Ashtanga Yoga or the Eight Limbs of Yoga
Man is a social being. He has to effectively interact with the external world. Yet he has an internal life where he can think, reflect and conceptualize about the purpose of life. Ashtanga Yoga or the eight limbs of Yoga addresses both these aspects and is aimed at creating harmony in the external as well the internal world. The eight limbs of Yoga are Yama, Niyama, Asana, Pranayama, Pratyahara, Dharana, Dhyana and Samadhi.
- Yama has do more with the social mode of conduct. It helps to harmonize our interactions with the society or the external world.
- Niyama has to do with personal mode of conduct. It helps to maintain self-discipline. It disciplines our internal world.
- Asana or yogic poses are designed for maintaining optimum health of the body and preparing the body for higher practices. It improves strength, flexibility, stability and balance of the body.
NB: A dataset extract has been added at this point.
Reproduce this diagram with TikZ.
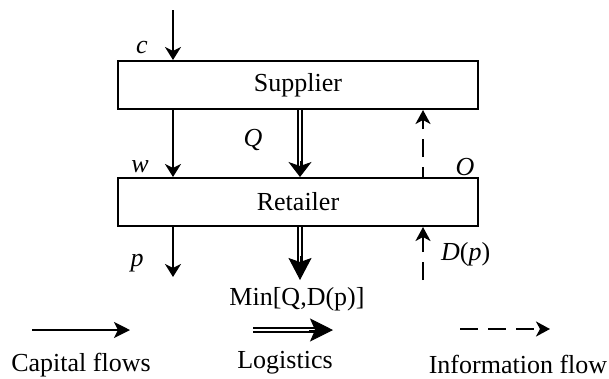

- Pranayama deals with control of the breath, which can improve our physical as well as mental health.
- Pratyahara involves methods to withdraw the senses from the external world to prepare it for meditation or internalization of the mind. Pratyahara is the point where the inner journey begins.
- Dharana deals with concentration of the mind on an internal object. It is the beginning state of all internal visualization techniques.
- Dhyana or meditation follows Dharana. When the mind can be absorbed in the object of meditation for a prolonged period of time, it becomes Dhyana.
- Samadhi or the superconscious state is when the practitioner goes beyond the sense of individuality through the process of meditation and eventually experiences the Cosmic Consciousness.
Thus Yoga can be thought of as a scientific method to explore the full potential of a human being. It not only harmonizes one’s interaction with the external world, but also balances our internal world, resulting in peace and awareness of mind; the final goal being experiencing one’s oneness with the Cosmic Consciousness.